Y el futuro, como todo lo que vale, no perdona esa traición.
Mientras otros países ahorran, acá se gasta. Mientras otros producen, acá se subsidia. Mientras otros planifican, acá se sobrevive. Mientras otros educan para crear valor, acá se adoctrina para exigirlo. Y esa es la raíz de nuestra decadencia: una sociedad donde el presente devora al mañana sin culpa, porque nadie cree que el mañana vaya a llegar.
Pero esto puede cambiar.
La teoría austríaca nos enseña que los incentivos importan. Que los marcos institucionales moldean comportamientos. Que cuando se premia el ahorro, la inversión y la responsabilidad, la gente responde. Y que cuando se castiga el esfuerzo, se destruye el capital moral de una nación.
La Argentina no necesita más economistas estrella ni más reformas tibias. Necesita una refundación civilizatoria. Una ruptura cultural. Un regreso al sentido común que alguna vez tuvimos. Revivamos a Alberdi.

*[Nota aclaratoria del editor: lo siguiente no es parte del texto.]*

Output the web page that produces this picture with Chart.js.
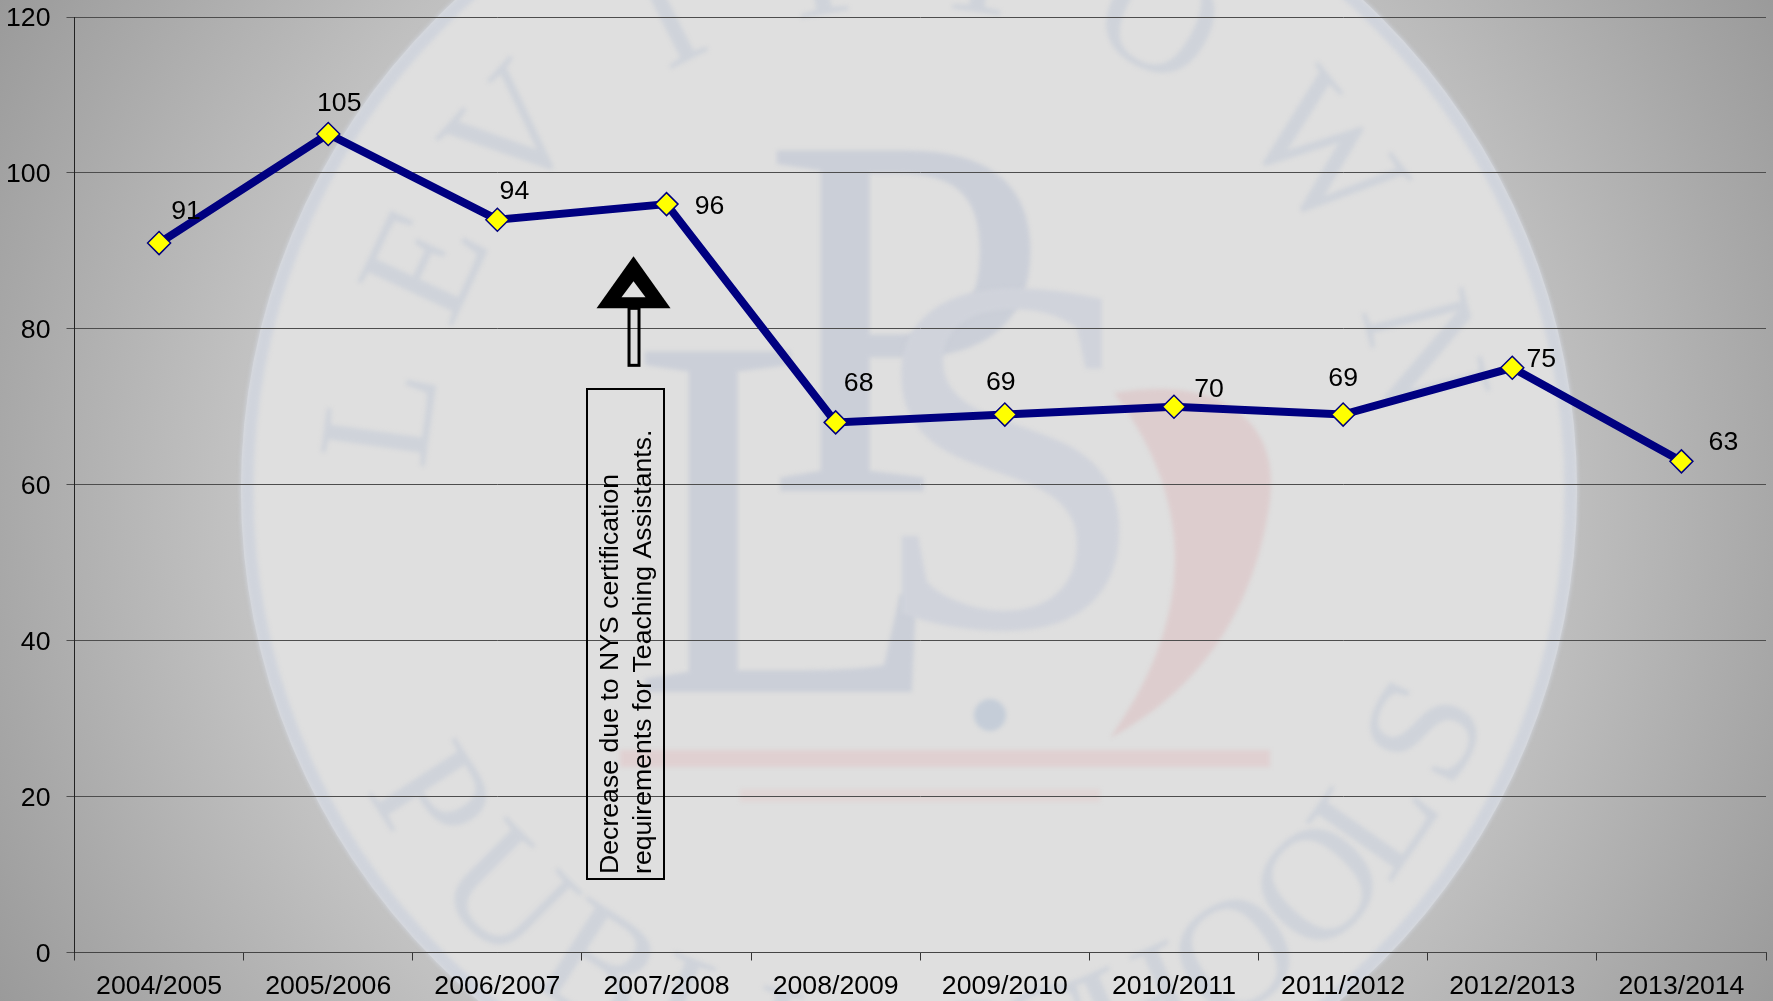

Un país empieza a crecer cuando su gente empieza a pensar más en el futuro que en el presente. Cuando el corto plazo deja de ser el único horizonte. Cuando el trabajo vuelve a valer más que el relato. Cuando el ahorro vuelve a ser una virtud. Cuando el empresario deja de esconderse. Cuando el Estado deja de asfixiar.
No hay atajos. No hay milagros. No hay recetas mágicas. Solo hay una verdad profunda que la Escuela Austríaca comprendió como ninguna otra tradición:
el desarrollo económico es la consecuencia inevitable de instituciones que respetan la acción humana libre y orientada al largo plazo.